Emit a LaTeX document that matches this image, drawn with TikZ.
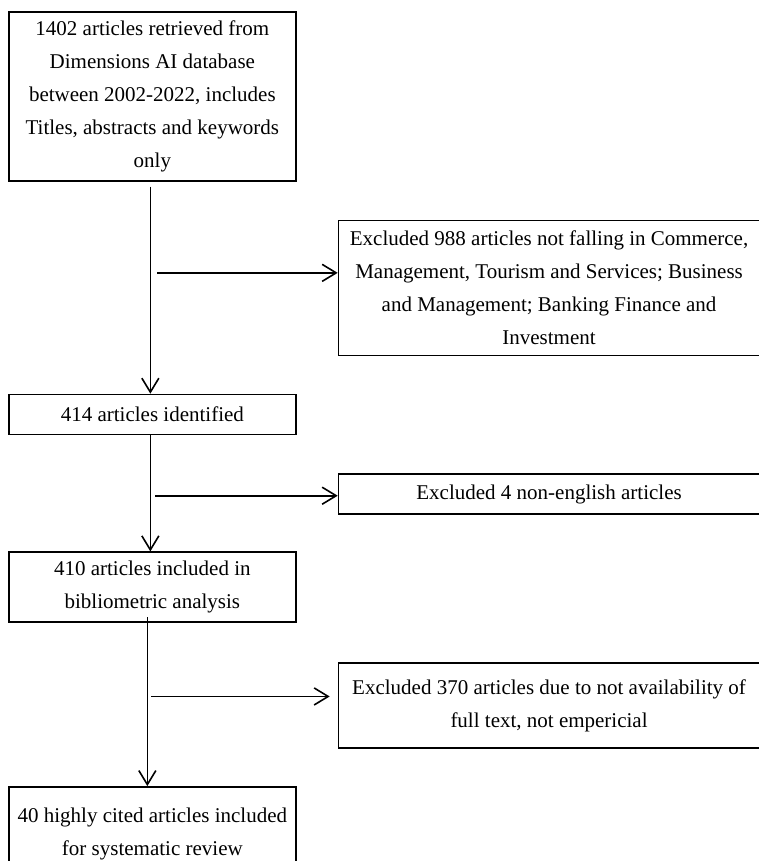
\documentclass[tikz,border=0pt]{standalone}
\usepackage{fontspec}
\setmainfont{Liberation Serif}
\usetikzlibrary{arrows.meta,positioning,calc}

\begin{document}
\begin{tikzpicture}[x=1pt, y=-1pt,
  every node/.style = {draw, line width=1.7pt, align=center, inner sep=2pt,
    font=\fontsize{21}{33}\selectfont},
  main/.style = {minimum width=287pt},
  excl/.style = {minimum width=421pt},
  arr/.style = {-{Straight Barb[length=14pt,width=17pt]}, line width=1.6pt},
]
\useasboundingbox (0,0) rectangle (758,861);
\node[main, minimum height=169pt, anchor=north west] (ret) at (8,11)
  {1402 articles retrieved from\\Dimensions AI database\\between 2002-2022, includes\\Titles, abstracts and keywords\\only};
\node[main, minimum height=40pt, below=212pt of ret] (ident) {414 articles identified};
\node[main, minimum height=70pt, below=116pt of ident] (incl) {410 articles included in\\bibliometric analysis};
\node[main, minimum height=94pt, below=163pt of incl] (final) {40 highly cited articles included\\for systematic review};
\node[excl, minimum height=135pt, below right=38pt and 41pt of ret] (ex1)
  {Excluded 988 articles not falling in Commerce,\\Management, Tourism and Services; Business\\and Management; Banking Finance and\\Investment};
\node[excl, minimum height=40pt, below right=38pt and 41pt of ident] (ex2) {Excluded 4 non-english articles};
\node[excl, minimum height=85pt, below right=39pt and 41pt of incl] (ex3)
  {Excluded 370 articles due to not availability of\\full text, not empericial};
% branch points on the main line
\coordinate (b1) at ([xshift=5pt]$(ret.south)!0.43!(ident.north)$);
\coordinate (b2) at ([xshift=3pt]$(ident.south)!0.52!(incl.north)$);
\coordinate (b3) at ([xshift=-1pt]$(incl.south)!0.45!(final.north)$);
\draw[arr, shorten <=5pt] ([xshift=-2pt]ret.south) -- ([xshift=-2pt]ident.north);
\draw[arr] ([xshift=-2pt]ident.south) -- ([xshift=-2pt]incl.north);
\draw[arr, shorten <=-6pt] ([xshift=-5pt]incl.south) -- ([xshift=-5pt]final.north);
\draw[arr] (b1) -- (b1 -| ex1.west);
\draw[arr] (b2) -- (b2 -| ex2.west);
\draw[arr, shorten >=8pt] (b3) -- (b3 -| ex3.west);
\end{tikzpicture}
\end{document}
:::::
Work to be completed:
From the material above, reproduce everything verbatim except the pictures.

Solution below:
Emit a LaTeX document that matches this image, drawn with TikZ.
\documentclass[tikz,border=0pt]{standalone}
\usepackage{fontspec}
\setmainfont{Liberation Serif}
\usetikzlibrary{arrows.meta,positioning,calc}

\begin{document}
\begin{tikzpicture}[x=1pt, y=-1pt,
  every node/.style = {draw, line width=1.7pt, align=center, inner sep=2pt,
    font=\fontsize{21}{33}\selectfont},
  main/.style = {minimum width=287pt},
  excl/.style = {minimum width=421pt},
  arr/.style = {-{Straight Barb[length=14pt,width=17pt]}, line width=1.6pt},
]
\useasboundingbox (0,0) rectangle (758,861);
\node[main, minimum height=169pt, anchor=north west] (ret) at (8,11)
  {1402 articles retrieved from\\Dimensions AI database\\between 2002-2022, includes\\Titles, abstracts and keywords\\only};
\node[main, minimum height=40pt, below=212pt of ret] (ident) {414 articles identified};
\node[main, minimum height=70pt, below=116pt of ident] (incl) {410 articles included in\\bibliometric analysis};
\node[main, minimum height=94pt, below=163pt of incl] (final) {40 highly cited articles included\\for systematic review};
\node[excl, minimum height=135pt, below right=38pt and 41pt of ret] (ex1)
  {Excluded 988 articles not falling in Commerce,\\Management, Tourism and Services; Business\\and Management; Banking Finance and\\Investment};
\node[excl, minimum height=40pt, below right=38pt and 41pt of ident] (ex2) {Excluded 4 non-english articles};
\node[excl, minimum height=85pt, below right=39pt and 41pt of incl] (ex3)
  {Excluded 370 articles due to not availability of\\full text, not empericial};
% branch points on the main line
\coordinate (b1) at ([xshift=5pt]$(ret.south)!0.43!(ident.north)$);
\coordinate (b2) at ([xshift=3pt]$(ident.south)!0.52!(incl.north)$);
\coordinate (b3) at ([xshift=-1pt]$(incl.south)!0.45!(final.north)$);
\draw[arr, shorten <=5pt] ([xshift=-2pt]ret.south) -- ([xshift=-2pt]ident.north);
\draw[arr] ([xshift=-2pt]ident.south) -- ([xshift=-2pt]incl.north);
\draw[arr, shorten <=-6pt] ([xshift=-5pt]incl.south) -- ([xshift=-5pt]final.north);
\draw[arr] (b1) -- (b1 -| ex1.west);
\draw[arr] (b2) -- (b2 -| ex2.west);
\draw[arr, shorten >=8pt] (b3) -- (b3 -| ex3.west);
\end{tikzpicture}
\end{document}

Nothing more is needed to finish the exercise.